With such a slow offseason, it might be easy to forget we’re actually less than a month away from pitchers and catchers reporting to Maryvale.
The Brewers are getting ready for the start of spring training by announcing a round of non-roster invitees to big league camp today, and the list includes some of the organization’s best prospects, giving fans who make the trip down to Arizona this spring a glimpse at the future.
Hiura was last year’s first round pick, with some prospect gurus considering him the best pure hitter in the class. His performance after signing did little to prove those folks wrong. After tearing the cover off the ball for two weeks in the Arizona Rookie League (.435/.500/.839 in 15 games), he continued the hot start to his career with a solid month in Appleton, hitting .333/.374/.476 as a 20-year-old. He’ll likely start the 2018 season in Wisconsin, but could be a quick climber in the system if his elbow problems are behind him and he can prove himself defensively at second base.
Orf, meanwhile, has proven himself pretty well over the past couple years. Keeping the standard caveats about offensive numbers at Triple-A Colorado Springs in mind, the diminutive Orf hit .320/.397/.507 for the Sky Sox last year as a 27-year-old. Despite that performance, he was never added to the 40-man roster for a September call-up. While the Brewers seem to be content (at least for the time being) with their middle infield options of Jonathan Villar, Eric Sogard and Hernan Perez, Orf is likely hoping to make an impression this spring, and a solid showing could help him make a big league debut at some point this year.
Wren, like Orf, has performed well at Colorado Springs but has yet to see that production rewarded with a big league call-up. The son of former Atlanta GM Frank, Wren hit .286/.364/.401 in 128 games last year. The power numbers aren’t great, especially considering the offensive environment, but he’s always shown patience at the plate and could be a useful backup outfielder for someone someday. With the Brewers’ logjam of outfield talent, it doesn’t look likely it will come with Milwaukee, but he’ll have the chance to impress scouts from other teams this spring if he gets at-bats with the big league team.
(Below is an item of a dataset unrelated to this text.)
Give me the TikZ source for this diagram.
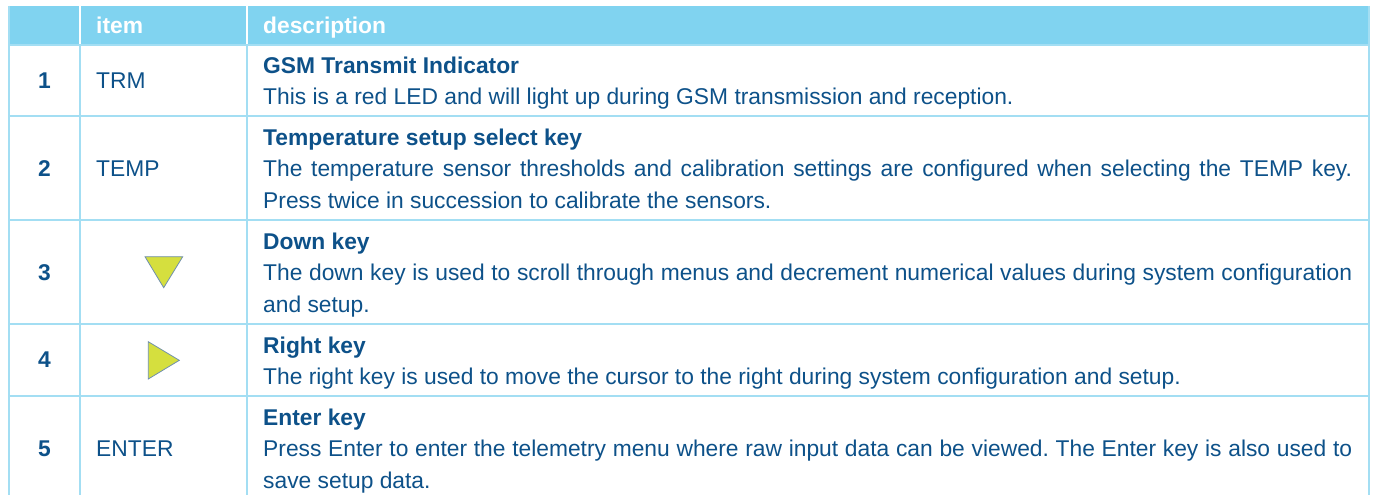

Burnes enters the 2018 season as the organization’s reigning Minor League Pitcher of the Year, and like previous winner Brandon Woodruff, he’s hoping to parlay that into a major league call-up sometime soon. After starting 2017 with 10 excellent starts in High-A Carolina, Burnes kept it going at Double-A Biloxi with a 2.10 ERA in 16 starts, striking out 84 in 85.2 innings and only allowing 3 home runs between those 26 starts. It’ll be interesting to see if the Brewers risk exposing him to Colorado Springs this year, or if he’ll go back to Biloxi until getting a call-up sometime this year. With Jimmy Nelson out to start the year, there’s also a possible opening in the back end of the big league rotation. If the Brewers aren’t concerned about making Burnes a Super Two player, it’s possible he could even find himself in Milwaukee closer to the start of the season.
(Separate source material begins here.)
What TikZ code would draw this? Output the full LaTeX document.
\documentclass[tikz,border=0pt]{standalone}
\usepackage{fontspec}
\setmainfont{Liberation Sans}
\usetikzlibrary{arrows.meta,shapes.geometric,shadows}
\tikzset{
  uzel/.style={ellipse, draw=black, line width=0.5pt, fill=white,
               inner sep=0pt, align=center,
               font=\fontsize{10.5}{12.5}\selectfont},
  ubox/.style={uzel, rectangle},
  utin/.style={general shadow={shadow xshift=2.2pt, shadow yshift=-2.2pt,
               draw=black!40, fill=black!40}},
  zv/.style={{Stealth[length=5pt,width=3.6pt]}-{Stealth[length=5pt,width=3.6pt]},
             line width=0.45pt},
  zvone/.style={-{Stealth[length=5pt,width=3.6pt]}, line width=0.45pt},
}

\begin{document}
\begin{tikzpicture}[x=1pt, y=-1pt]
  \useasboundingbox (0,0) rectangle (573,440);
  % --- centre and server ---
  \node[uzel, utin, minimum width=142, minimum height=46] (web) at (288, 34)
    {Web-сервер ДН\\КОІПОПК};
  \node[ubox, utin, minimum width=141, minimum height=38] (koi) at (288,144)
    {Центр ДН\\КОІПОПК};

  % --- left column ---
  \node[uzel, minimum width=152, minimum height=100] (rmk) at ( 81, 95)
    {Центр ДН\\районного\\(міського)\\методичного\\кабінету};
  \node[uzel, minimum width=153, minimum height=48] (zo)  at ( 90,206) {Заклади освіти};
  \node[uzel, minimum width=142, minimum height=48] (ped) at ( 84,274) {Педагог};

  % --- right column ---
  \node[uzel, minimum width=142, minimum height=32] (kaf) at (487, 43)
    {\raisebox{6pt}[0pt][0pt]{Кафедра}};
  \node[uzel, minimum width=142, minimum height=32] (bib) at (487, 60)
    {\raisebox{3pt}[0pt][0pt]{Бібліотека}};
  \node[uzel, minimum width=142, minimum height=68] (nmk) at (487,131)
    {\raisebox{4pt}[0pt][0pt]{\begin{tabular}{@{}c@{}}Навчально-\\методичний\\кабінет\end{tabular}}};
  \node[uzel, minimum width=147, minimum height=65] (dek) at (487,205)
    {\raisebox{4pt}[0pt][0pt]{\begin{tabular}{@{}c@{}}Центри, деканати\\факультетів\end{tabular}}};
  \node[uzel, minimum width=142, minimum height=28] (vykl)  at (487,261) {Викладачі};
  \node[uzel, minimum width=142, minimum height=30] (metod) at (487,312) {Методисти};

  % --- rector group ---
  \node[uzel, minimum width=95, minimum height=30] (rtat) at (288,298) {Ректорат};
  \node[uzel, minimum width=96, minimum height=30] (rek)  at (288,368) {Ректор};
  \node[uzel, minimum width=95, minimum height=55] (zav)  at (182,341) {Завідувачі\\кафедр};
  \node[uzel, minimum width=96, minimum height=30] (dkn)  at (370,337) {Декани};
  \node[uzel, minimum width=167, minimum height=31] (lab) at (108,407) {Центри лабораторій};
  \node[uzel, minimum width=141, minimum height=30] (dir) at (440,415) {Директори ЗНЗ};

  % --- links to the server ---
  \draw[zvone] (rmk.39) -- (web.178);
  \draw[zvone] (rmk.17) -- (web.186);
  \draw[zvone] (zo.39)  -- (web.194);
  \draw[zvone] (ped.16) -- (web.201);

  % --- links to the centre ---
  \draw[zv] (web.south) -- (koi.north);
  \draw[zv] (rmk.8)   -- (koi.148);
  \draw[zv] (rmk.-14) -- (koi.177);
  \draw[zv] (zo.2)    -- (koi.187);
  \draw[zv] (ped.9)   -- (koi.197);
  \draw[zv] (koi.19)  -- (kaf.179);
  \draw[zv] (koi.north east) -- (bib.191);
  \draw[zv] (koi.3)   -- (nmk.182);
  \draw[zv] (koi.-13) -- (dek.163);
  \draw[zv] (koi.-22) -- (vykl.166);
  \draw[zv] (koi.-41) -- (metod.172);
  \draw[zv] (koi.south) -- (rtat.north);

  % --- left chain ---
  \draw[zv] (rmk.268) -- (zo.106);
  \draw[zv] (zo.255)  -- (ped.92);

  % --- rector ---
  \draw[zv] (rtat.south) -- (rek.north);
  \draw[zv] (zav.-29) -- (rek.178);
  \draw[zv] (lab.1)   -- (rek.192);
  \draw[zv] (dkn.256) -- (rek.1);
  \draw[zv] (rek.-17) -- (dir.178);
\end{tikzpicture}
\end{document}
While Ortiz didn’t have the success Burnes did last season, the Brewers will likely have a similar Biloxi-or-Colorado Springs debate with the big righty. Still only 22 years old this year, Ortiz could go back for another full year in Double-A, especially since his performance wasn’t exactly what you’d like to see from someone considered a top pitching prospect. Numbers aren’t everything in minor league development, though, and if the Brewers want to continue challenging him, a promotion to Triple-A could be in order.
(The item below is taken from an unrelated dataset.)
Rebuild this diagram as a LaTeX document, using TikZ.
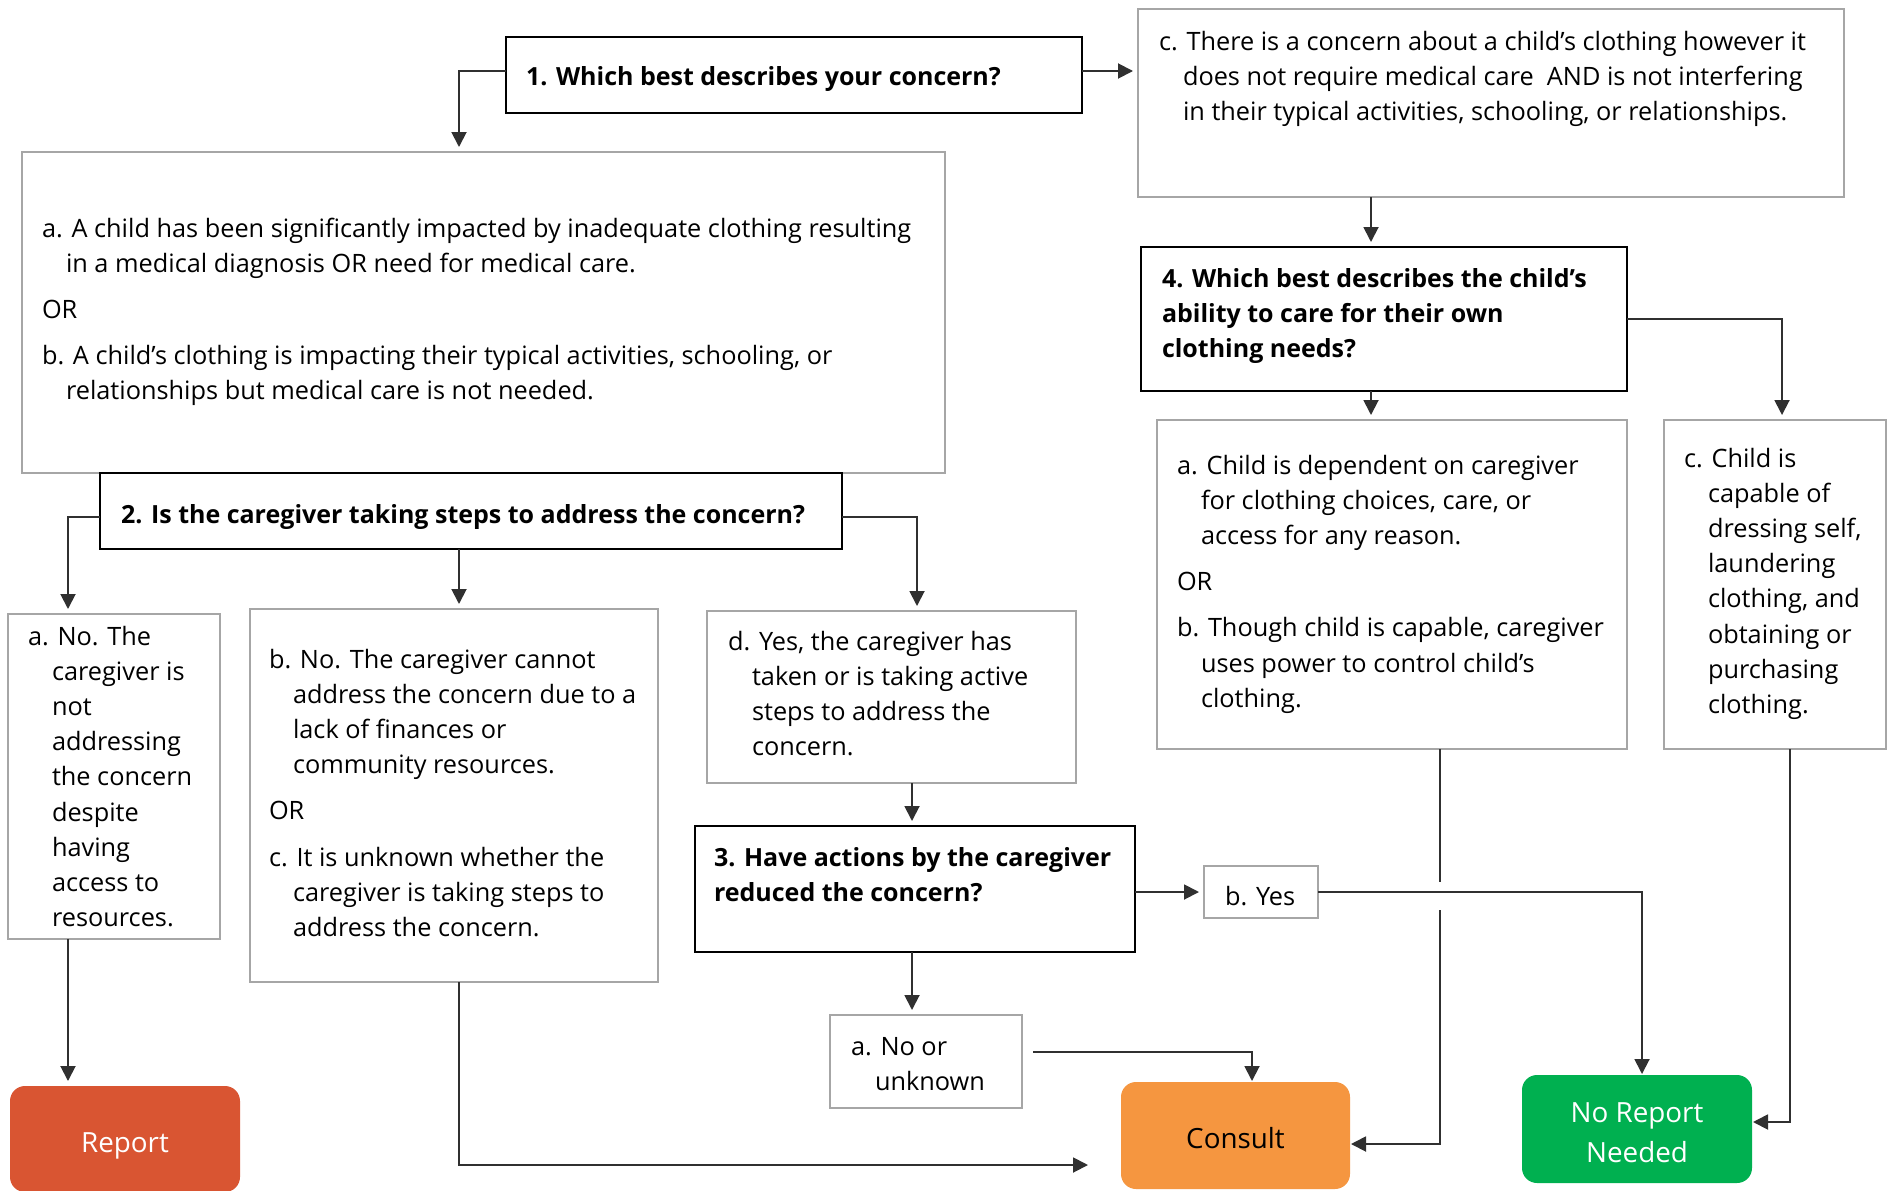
\documentclass[tikz,border=0pt]{standalone}
\usepackage{fontspec}
\setmainfont{Open Sans}
\usetikzlibrary{arrows.meta,calc}

\definecolor{boxgray}{HTML}{A6A6A6}
\definecolor{linegray}{HTML}{303030}
\definecolor{reportred}{HTML}{D95532}
\definecolor{consultorange}{HTML}{F59640}
\definecolor{noreportgreen}{HTML}{00B050}

\newcommand\bodyfont{\fontsize{25.3}{35.2}\selectfont}
\newcommand\qfont{\fontsize{25}{35.2}\selectfont\bfseries}
\newcommand\termfont{\fontsize{27.8}{40}\selectfont}
\newcommand\hind{\hspace*{24pt}}
\newcommand\gap{\noalign{\vskip11pt}}
% stacked lines whose baseline is that of the first line
\newcommand\stack[1]{\vtop{\halign{##\hfil\cr#1\crcr}}}
% centred stacked lines, drawn a little low inside the rounded boxes
\newcommand\termtext[1]{\raisebox{-5pt}[\height][\depth]{\begin{tabular}{@{}c@{}}#1\end{tabular}}}

% box node from its corner coordinates: name, x1, y1, x2, y2, style
\newcommand\flowbox[6]{%
  \node[#6, minimum width={(#4)-(#2)}, minimum height={(#5)-(#3)}]
    (#1) at ({((#2)+(#4))/2},{((#3)+(#5))/2}) {};}

\tikzset{
  gbox/.style={draw=boxgray, line width=2pt, fill=white, inner sep=0pt, outer sep=0pt},
  qbox/.style={draw=black, line width=2.4pt, fill=white, inner sep=0pt, outer sep=0pt},
  term/.style={rounded corners=15pt, inner sep=0pt, outer sep=0pt, font=\termfont},
  txt/.style={inner sep=0pt, outer sep=0pt, anchor=base west, font=\bodyfont},
  qtxt/.style={txt, font=\qfont},
  link/.style={draw=linegray, line width=1.9pt},
  arr/.style={link, shorten >=5pt, -{Triangle[length=15pt,width=15pt]}},
  tarr/.style={arr, shorten >=1pt},
}

\begin{document}
\begin{tikzpicture}[x=1pt,y=-1pt]
\useasboundingbox (0,0) rectangle (1893,1191);
\fill[white] (0,0) rectangle (1893,1191);

% ---- boxes ----
\flowbox{q1}{506}{37}{1082}{113}{qbox}
\flowbox{A}{22}{152}{945}{473}{gbox}
\flowbox{C}{1138}{9}{1844}{197}{gbox}
\flowbox{q4}{1141}{247}{1627}{391}{qbox}
\flowbox{a4}{1157}{420}{1627}{749}{gbox}
\flowbox{c4c}{1664}{420}{1886}{749}{gbox}
\flowbox{q2}{100}{473}{842}{549}{qbox}
\flowbox{a2}{8}{614}{220}{939}{gbox}
\flowbox{b2}{250}{609}{658}{982}{gbox}
\flowbox{d2}{707}{611}{1076}{783}{gbox}
\flowbox{q3}{695}{826}{1135}{952}{qbox}
\flowbox{yes}{1204}{866}{1318}{918}{gbox}
\flowbox{a3}{830}{1015}{1022}{1108}{gbox}

% ---- outcomes ----
\node[term, fill=reportred, text=white, minimum width=230, minimum height=106]
  (report) at (125,1139) {\termtext{Report}};
\node[term, fill=consultorange, text=black, minimum width=229, minimum height=107]
  (cons) at (1235.5,1135.5) {\termtext{Consult}};
\node[term, fill=noreportgreen, text=white, minimum width=230, minimum height=108]
  (norep) at (1637,1129) {\termtext{No Report\\Needed}};

% ---- texts ----
\node[qtxt] (t1) at (526,85) {1. Which best describes your concern?};
\node[txt] (tA) at (42,237) {\stack{a. A child has been significantly impacted by inadequate clothing resulting\cr
  \hind in a medical diagnosis OR need for medical care.\cr\gap
  OR\cr\gap
  b. A child’s clothing is impacting their typical activities, schooling, or\cr
  \hind relationships but medical care is not needed.}};
\node[txt] (tC) at (1159,50) {\stack{c. There is a concern about a child’s clothing however it\cr
  \hind does not require medical care~ AND is not interfering\cr
  \hind in their typical activities, schooling, or relationships.}};
\node[qtxt] (t4) at (1162,287) {\stack{4. Which best describes the child’s\cr
  ability to care for their own\cr clothing needs?}};
\node[txt] (t4a) at (1177,474) {\stack{a. Child is dependent on caregiver\cr
  \hind for clothing choices, care, or\cr
  \hind access for any reason.\cr\gap
  OR\cr\gap
  b. Though child is capable, caregiver\cr
  \hind uses power to control child’s\cr
  \hind clothing.}};
\node[txt] (t4c) at (1684,467) {\stack{c. Child is\cr \hind capable of\cr \hind dressing self,\cr
  \hind laundering\cr \hind clothing, and\cr \hind obtaining or\cr \hind purchasing\cr \hind clothing.}};
\node[qtxt] (t2) at (121,523) {2. Is the caregiver taking steps to address the concern?};
\node[txt] (t2a) at (28,645) {\stack{a. No. The\cr \hind caregiver is\cr \hind not\cr \hind addressing\cr
  \hind the concern\cr \hind despite\cr \hind having\cr \hind access to\cr \hind resources.}};
\node[txt] (t2b) at (269,668) {\stack{b. No. The caregiver cannot\cr
  \hind address the concern due to a\cr
  \hind lack of finances or\cr
  \hind community resources.\cr\gap
  OR\cr\gap
  c. It is unknown whether the\cr
  \hind caregiver is taking steps to\cr
  \hind address the concern.}};
\node[txt] (t2d) at (728,650) {\stack{d. Yes, the caregiver has\cr
  \hind taken or is taking active\cr
  \hind steps to address the\cr
  \hind concern.}};
\node[qtxt] (t3) at (714,866) {\stack{3. Have actions by the caregiver\cr reduced the concern?}};
\node[txt] (t3a) at (851,1055) {\stack{a. No or\cr \hind unknown}};
\node[txt] (tyes) at (1225,905) {b. Yes};

% ---- routing columns and bends ----
\coordinate (xA) at (459,0);
\coordinate (xR) at (1371,0);
\coordinate (xC) at (1782,0);
\coordinate (xL) at (68,0);
\coordinate (xB) at (459,0);
\coordinate (xD) at (917,0);
\coordinate (x3) at (912,0);
\coordinate (xCons) at (1252,0);
\coordinate (xNR) at (1642,0);
\coordinate (xW) at (1790,0);
\coordinate (r1w) at ([yshift=4pt]q1.west);
\coordinate (r1e) at ([yshift=4pt]q1.east);
\coordinate (r2w) at ([yshift=-6pt]q2.west);
\coordinate (r2e) at ([yshift=-6pt]q2.east);
\coordinate (r3a) at ([xshift=11pt,yshift=9.5pt]a3.east);
\coordinate (gapTop) at (1440,882);
\coordinate (gapBot) at (1440,910);
\coordinate (consR) at ([yshift=-8.5pt]cons.east);
\coordinate (norepR) at ([yshift=7pt]norep.east);
\coordinate (endB) at (1093,1165);

% ---- connectors ----
\draw[arr] (r1w) -| (A.north -| xA);
\draw[arr] (r1e) -- (r1e -| C.west);
\draw[arr] (C.south -| xR) -- (q4.north -| xR);
\draw[arr] (q4.east) -| (c4c.north -| xC);
\draw[arr] (q4.south -| xR) -- (a4.north -| xR);
\draw[arr] (r2w) -| (a2.north -| xL);
\draw[arr] (q2.south -| xB) -- (b2.north -| xB);
\draw[arr] (r2e) -| (d2.north -| xD);
\draw[arr] (d2.south -| x3) -- (q3.north -| x3);
\draw[arr] (q3.east |- yes.west) -- (yes.west);
\draw[arr] (q3.south -| x3) -- (a3.north -| x3);
\draw[tarr] (r3a) -| (cons.north -| xCons);
\draw[tarr] (yes.east) -| (norep.north -| xNR);
\draw[link] (a4.south -| gapTop) -- (gapTop);
\draw[tarr] (gapBot) |- (consR);
\draw[tarr] (c4c.south -| xW) |- (norepR);
\draw[arr] (a2.south -| xL) -- (report.north -| xL);
\draw[arr] (b2.south -| xB) |- (endB);
\end{tikzpicture}
\end{document}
While Perrin doesn’t get the attention Burnes and Ortiz do, he still put together a productive 2017 season -- the point where he might have an outside chance to be a factor in the Brewers’ bullpen sometime in 2018. He put up a 2.91 ERA in 23 appearances for Biloxi last year, striking out 91 in 105.1 innings. The 6’5” former 27th round pick split his time between the bullpen and rotation for the Shuckers last year, making 12 starts and 13 relief appearance and ending the year with an appearance in the Arizona Fall League.
While some of these names could make a push for a 25-man roster spot at some point in 2018, the Brewers’ Opening Day roster seems pretty close to set already, barring an injury during Spring Training or a late free agent addition or trade. Still, it’s always fun to see the top prospects mingling with the big leaguers and getting their first taste of big league life.
Pitchers and catchers report to camp on Valentine’s Day, with the rest of players reporting on February 19th. The first full-squad workout is scheduled for February 20th.